### Given exercise
Copy each line below in which the word "React" occurs.

### Input
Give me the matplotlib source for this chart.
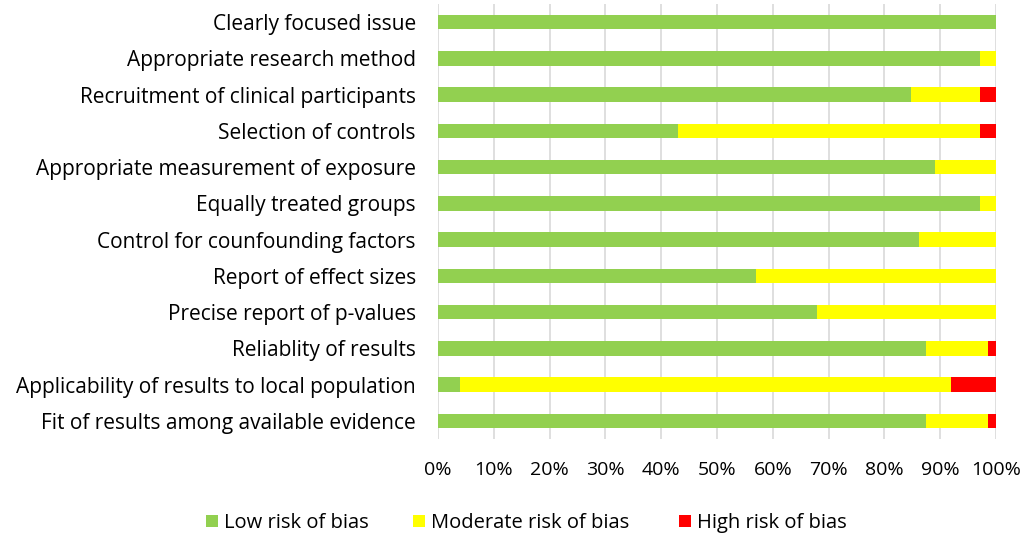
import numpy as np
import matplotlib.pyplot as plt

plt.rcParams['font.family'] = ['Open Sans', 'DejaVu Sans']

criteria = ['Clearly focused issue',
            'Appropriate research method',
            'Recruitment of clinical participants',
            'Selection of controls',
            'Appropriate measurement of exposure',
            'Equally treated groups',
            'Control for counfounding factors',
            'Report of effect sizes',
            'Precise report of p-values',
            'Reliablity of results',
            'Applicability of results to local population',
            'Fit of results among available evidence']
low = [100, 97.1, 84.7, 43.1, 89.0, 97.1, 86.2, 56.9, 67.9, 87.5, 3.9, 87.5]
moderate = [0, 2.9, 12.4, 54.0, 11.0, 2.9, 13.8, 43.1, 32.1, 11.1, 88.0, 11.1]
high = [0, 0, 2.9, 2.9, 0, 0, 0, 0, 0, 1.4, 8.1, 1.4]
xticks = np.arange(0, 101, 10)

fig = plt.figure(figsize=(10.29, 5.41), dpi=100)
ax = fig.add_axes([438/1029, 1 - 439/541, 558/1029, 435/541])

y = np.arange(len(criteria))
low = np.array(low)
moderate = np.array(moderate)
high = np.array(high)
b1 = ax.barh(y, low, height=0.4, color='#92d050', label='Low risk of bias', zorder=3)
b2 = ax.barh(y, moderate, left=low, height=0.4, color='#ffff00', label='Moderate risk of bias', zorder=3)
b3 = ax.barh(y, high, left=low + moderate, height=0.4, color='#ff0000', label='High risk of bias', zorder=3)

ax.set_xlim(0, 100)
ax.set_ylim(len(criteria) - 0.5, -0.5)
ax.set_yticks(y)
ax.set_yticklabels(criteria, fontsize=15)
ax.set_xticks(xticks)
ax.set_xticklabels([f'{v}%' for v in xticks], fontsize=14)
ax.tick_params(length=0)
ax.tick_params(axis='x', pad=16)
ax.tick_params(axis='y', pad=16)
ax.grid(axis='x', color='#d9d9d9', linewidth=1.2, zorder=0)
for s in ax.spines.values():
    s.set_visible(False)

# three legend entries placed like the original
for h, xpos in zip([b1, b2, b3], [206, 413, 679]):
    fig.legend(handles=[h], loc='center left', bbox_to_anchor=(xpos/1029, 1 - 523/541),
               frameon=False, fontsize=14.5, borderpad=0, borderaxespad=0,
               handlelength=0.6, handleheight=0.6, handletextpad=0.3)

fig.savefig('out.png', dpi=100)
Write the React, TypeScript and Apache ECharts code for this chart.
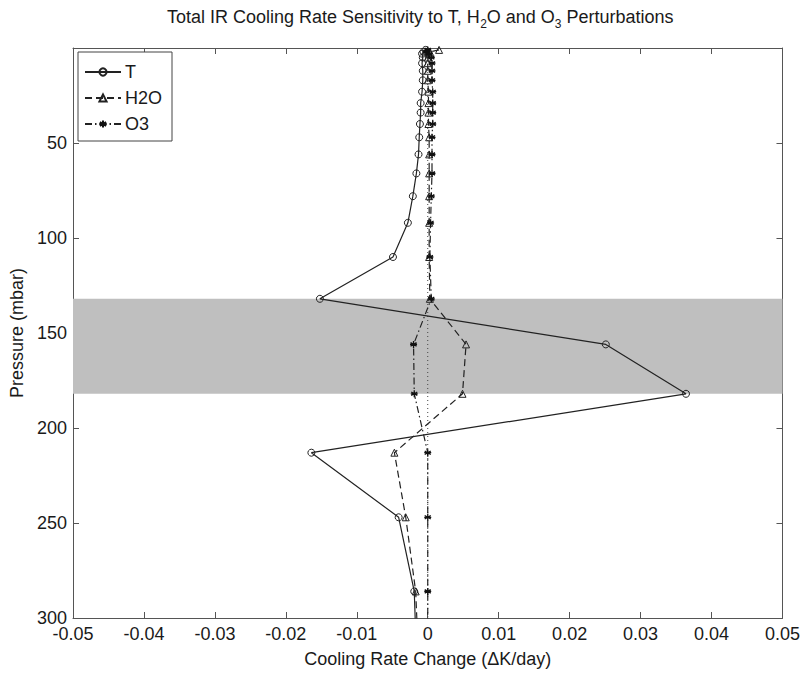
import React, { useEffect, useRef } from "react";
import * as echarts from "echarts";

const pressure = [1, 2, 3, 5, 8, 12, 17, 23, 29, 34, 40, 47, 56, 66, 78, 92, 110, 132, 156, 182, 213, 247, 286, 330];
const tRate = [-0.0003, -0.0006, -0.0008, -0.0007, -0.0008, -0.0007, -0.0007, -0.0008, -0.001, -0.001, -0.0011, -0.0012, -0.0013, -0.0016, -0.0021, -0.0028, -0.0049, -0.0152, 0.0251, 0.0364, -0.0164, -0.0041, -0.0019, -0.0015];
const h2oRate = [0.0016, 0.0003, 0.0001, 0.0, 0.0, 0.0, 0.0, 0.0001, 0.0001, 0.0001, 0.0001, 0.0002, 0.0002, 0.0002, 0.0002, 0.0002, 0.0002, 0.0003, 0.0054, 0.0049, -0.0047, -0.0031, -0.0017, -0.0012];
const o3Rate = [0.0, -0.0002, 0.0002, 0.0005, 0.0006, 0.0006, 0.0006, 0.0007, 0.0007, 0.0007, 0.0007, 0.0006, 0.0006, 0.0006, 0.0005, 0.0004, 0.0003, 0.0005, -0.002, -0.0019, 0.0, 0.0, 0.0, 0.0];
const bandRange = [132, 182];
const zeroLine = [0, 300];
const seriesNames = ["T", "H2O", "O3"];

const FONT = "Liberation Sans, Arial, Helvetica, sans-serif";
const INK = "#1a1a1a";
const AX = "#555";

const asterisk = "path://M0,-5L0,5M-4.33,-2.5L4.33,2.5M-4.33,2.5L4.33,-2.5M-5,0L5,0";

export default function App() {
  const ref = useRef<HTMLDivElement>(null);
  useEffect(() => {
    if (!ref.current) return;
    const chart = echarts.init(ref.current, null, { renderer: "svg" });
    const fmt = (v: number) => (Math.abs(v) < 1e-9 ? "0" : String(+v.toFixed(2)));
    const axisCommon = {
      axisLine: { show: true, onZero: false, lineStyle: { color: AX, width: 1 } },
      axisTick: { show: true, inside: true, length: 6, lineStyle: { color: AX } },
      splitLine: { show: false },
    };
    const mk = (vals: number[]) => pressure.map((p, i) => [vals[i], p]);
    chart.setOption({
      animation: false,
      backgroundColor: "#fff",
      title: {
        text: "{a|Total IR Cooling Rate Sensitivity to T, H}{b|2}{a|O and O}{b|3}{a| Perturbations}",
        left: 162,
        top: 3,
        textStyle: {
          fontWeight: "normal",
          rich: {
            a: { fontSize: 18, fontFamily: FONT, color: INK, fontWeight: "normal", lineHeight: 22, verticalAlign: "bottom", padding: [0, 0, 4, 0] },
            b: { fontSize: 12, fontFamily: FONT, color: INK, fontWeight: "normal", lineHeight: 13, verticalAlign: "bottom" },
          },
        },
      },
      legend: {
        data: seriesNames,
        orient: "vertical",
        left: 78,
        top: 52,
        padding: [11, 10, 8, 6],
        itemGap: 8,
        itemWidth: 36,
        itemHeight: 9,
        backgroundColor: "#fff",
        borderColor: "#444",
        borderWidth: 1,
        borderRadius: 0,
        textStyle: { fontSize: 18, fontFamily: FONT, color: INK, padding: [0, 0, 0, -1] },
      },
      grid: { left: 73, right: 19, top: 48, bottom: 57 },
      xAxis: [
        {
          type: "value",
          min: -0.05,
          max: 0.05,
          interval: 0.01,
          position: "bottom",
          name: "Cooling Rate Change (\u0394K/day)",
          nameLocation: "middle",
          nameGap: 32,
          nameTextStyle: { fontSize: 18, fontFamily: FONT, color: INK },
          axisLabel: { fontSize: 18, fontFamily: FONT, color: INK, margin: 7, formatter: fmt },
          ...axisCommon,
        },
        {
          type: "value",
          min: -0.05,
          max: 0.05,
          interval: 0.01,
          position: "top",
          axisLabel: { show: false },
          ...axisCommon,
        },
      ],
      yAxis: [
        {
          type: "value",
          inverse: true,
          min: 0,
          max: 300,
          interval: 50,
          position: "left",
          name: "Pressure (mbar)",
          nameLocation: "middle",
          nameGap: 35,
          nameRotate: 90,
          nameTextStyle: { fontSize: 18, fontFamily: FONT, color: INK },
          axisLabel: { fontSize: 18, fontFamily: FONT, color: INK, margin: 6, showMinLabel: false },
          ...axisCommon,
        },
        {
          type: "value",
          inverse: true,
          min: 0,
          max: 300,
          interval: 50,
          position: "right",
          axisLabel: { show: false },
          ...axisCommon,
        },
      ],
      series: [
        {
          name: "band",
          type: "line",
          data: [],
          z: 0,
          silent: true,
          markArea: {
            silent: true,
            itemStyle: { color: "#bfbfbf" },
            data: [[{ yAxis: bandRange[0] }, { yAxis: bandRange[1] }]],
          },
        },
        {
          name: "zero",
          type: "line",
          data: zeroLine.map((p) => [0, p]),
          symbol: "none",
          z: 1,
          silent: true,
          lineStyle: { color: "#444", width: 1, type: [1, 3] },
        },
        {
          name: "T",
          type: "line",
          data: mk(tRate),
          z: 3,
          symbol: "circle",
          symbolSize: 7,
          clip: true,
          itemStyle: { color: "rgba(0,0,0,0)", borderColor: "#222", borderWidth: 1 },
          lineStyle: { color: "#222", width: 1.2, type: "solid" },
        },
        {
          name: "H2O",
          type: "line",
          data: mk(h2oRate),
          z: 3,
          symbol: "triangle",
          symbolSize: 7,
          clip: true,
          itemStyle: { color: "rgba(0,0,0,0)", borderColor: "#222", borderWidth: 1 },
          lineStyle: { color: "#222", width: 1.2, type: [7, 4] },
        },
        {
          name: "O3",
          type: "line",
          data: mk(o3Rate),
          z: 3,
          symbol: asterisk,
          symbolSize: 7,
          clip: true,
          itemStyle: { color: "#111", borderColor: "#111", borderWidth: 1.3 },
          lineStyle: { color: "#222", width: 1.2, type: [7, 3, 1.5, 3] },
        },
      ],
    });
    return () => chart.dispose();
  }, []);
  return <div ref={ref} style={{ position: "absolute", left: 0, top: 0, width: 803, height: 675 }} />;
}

### Worked solution
Write the React, TypeScript and Apache ECharts code for this chart.
import React, { useEffect, useRef } from "react";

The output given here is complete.